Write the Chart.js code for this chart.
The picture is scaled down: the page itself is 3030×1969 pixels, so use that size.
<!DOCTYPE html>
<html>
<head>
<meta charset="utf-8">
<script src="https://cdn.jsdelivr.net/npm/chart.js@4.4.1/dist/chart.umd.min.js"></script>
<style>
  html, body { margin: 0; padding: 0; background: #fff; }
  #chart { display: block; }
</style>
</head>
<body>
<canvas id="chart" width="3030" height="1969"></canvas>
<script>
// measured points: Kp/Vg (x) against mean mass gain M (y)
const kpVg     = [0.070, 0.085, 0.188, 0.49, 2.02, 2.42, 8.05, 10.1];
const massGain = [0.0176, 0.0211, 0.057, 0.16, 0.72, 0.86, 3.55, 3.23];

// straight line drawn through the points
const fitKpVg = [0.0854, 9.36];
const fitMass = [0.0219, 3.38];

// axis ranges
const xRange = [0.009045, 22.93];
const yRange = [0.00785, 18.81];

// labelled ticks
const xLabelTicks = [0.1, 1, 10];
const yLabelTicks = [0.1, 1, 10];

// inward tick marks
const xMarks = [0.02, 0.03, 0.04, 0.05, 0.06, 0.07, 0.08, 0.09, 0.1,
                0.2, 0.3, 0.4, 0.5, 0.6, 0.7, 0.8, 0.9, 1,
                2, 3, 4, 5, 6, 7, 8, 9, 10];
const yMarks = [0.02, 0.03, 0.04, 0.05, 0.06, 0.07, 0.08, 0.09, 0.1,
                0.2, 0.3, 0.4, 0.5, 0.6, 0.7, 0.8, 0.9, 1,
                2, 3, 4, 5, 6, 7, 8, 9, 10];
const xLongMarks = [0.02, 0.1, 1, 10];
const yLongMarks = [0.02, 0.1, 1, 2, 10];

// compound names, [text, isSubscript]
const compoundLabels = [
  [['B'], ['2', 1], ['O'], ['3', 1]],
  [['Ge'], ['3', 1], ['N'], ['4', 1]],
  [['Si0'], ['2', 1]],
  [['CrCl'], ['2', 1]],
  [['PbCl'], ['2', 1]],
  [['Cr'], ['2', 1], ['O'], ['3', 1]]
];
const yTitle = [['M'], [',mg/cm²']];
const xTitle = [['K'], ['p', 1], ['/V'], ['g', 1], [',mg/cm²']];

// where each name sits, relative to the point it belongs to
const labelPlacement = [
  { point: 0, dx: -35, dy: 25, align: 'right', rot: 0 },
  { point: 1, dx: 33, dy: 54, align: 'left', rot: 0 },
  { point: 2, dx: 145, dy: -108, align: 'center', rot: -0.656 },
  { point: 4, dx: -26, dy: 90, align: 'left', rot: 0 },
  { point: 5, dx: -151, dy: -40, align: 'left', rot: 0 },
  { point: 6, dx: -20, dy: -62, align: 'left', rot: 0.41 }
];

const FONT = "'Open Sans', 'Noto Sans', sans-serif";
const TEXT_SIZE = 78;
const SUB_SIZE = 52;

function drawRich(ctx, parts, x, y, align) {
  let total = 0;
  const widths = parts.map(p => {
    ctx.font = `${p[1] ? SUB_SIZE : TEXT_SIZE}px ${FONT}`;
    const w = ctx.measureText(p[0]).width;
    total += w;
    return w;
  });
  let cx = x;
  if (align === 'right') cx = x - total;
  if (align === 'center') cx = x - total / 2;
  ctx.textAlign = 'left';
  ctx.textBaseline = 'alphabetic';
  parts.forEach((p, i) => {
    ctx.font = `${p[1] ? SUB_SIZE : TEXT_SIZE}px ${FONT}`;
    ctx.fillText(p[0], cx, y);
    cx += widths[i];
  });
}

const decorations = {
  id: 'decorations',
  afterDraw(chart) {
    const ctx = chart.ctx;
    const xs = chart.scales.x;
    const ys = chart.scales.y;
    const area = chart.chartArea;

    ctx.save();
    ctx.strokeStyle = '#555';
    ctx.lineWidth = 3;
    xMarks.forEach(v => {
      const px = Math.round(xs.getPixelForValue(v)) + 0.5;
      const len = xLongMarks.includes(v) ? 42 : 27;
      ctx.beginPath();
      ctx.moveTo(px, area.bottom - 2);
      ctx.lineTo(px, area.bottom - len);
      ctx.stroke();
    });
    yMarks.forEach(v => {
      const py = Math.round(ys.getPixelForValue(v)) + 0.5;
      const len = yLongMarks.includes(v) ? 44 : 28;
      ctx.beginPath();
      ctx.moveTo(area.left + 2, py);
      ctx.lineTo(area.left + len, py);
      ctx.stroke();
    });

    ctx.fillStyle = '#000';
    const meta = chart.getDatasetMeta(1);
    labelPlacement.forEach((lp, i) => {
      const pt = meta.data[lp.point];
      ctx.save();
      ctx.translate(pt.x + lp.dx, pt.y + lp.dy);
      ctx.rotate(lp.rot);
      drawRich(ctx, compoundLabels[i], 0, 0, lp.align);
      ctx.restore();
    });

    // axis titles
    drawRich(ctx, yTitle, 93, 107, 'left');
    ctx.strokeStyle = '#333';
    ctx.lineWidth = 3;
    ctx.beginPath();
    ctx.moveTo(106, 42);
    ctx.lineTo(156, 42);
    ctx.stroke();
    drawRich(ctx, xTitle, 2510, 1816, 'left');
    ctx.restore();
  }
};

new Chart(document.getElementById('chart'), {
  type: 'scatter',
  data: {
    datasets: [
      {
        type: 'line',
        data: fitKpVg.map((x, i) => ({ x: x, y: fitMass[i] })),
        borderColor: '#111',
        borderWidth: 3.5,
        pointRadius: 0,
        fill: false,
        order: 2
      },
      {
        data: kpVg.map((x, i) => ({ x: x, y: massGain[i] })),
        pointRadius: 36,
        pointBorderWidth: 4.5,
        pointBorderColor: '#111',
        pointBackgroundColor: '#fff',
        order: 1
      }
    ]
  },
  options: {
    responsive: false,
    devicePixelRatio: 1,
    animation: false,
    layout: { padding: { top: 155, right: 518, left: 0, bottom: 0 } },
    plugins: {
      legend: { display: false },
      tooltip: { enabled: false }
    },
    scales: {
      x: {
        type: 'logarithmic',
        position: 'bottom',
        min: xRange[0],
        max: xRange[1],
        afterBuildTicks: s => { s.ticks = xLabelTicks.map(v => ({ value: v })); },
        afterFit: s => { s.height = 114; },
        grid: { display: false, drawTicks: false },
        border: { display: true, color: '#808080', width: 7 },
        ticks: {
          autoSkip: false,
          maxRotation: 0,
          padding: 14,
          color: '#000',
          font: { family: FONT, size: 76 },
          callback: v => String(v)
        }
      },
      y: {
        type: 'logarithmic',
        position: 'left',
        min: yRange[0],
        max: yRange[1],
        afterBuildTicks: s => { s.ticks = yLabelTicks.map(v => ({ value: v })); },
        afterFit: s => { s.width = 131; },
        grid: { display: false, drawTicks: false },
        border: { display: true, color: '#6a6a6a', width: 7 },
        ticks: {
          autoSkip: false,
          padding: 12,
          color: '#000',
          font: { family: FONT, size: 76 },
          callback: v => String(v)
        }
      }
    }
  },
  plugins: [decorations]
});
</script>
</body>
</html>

» **Task to complete**
Word for word, reproduce the listing above from its start up to and including the line that has "const fitMass = [0.0219, 3.38];". Give only those lines.

» **Final result**
Write the Chart.js code for this chart.
The picture is scaled down: the page itself is 3030×1969 pixels, so use that size.
<!DOCTYPE html>
<html>
<head>
<meta charset="utf-8">
<script src="https://cdn.jsdelivr.net/npm/chart.js@4.4.1/dist/chart.umd.min.js"></script>
<style>
  html, body { margin: 0; padding: 0; background: #fff; }
  #chart { display: block; }
</style>
</head>
<body>
<canvas id="chart" width="3030" height="1969"></canvas>
<script>
// measured points: Kp/Vg (x) against mean mass gain M (y)
const kpVg     = [0.070, 0.085, 0.188, 0.49, 2.02, 2.42, 8.05, 10.1];
const massGain = [0.0176, 0.0211, 0.057, 0.16, 0.72, 0.86, 3.55, 3.23];

// straight line drawn through the points
const fitKpVg = [0.0854, 9.36];
const fitMass = [0.0219, 3.38];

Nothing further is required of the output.